**Stated goal**. Extract word for word the lines of the listing from its start to the line holding "people can be", both ends kept; pictures are not part of the copy.

**Dataset extract**.

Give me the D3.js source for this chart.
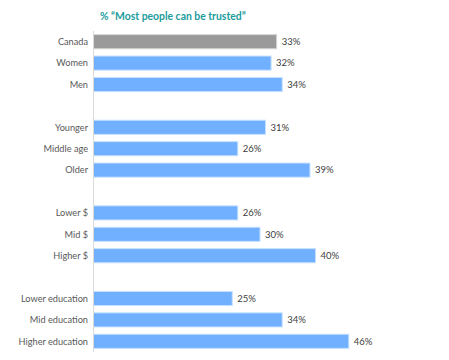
<!DOCTYPE html>
<html><head><meta charset="utf-8">
<script src="https://cdn.jsdelivr.net/npm/d3@7"></script>
<style>body{margin:0;background:#fff}svg{display:block}</style>
</head><body>
<script>
const categories = ["Canada","Women","Men","","Younger","Middle age","Older","","Lower $","Mid $","Higher $","","Lower education","Mid education","Higher education"];
const values = [33,32,34,null,31,26,39,null,26,30,40,null,25,34,46];
const title = "% \u201cMost people can be trusted\u201d";

const W=449,H=360;
const svg=d3.select("body").append("svg").attr("width",W).attr("height",H);
const keys = categories.map((c,i)=>i);
const y=d3.scaleBand().domain(keys).range([31,352]).paddingInner(0.34).paddingOuter(0.17);
const x=d3.scaleLinear().domain([0,50]).range([93.5,371]);
const font="Lato, 'Open Sans', sans-serif";

svg.append("text").attr("x",100).attr("y",20).attr("fill","#1c9c9c").attr("font-weight","bold")
  .attr("font-family",font).attr("font-size",10.4).text(title);

const data=keys.filter(i=>values[i]!=null).map(i=>({i,c:categories[i],v:values[i]}));
svg.selectAll("rect.bar").data(data).join("rect").attr("class","bar")
  .attr("x",x(0)).attr("y",d=>y(d.i)).attr("width",d=>x(d.v)-x(0)).attr("height",y.bandwidth())
  .attr("fill",d=>d.i===0?"#9a9a9a":"#70b0ff")
  .attr("stroke",d=>d.i===0?"#d6d6d6":"#c6e0ff").attr("stroke-width",1);

svg.append("line").attr("x1",x(0)).attr("x2",x(0)).attr("y1",31).attr("y2",352).attr("stroke","#d9d9d9").attr("stroke-width",1);

svg.selectAll("text.cat").data(data).join("text").attr("class","cat")
  .attr("x",88).attr("y",d=>y(d.i)+y.bandwidth()/2).attr("dy","0.35em").attr("text-anchor","end")
  .attr("font-family",font).attr("font-size",9.2).attr("fill","#595959").text(d=>d.c);

svg.selectAll("text.val").data(data).join("text").attr("class","val")
  .attr("x",d=>x(d.v)+5).attr("y",d=>y(d.i)+y.bandwidth()/2).attr("dy","0.35em")
  .attr("font-family",font).attr("font-size",9.5).attr("fill","#404040").text(d=>d.v+"%");
</script>
</body></html>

**Task solution**.
Give me the D3.js source for this chart.
<!DOCTYPE html>
<html><head><meta charset="utf-8">
<script src="https://cdn.jsdelivr.net/npm/d3@7"></script>
<style>body{margin:0;background:#fff}svg{display:block}</style>
</head><body>
<script>
const categories = ["Canada","Women","Men","","Younger","Middle age","Older","","Lower $","Mid $","Higher $","","Lower education","Mid education","Higher education"];
const values = [33,32,34,null,31,26,39,null,26,30,40,null,25,34,46];
const title = "% \u201cMost people can be trusted\u201d";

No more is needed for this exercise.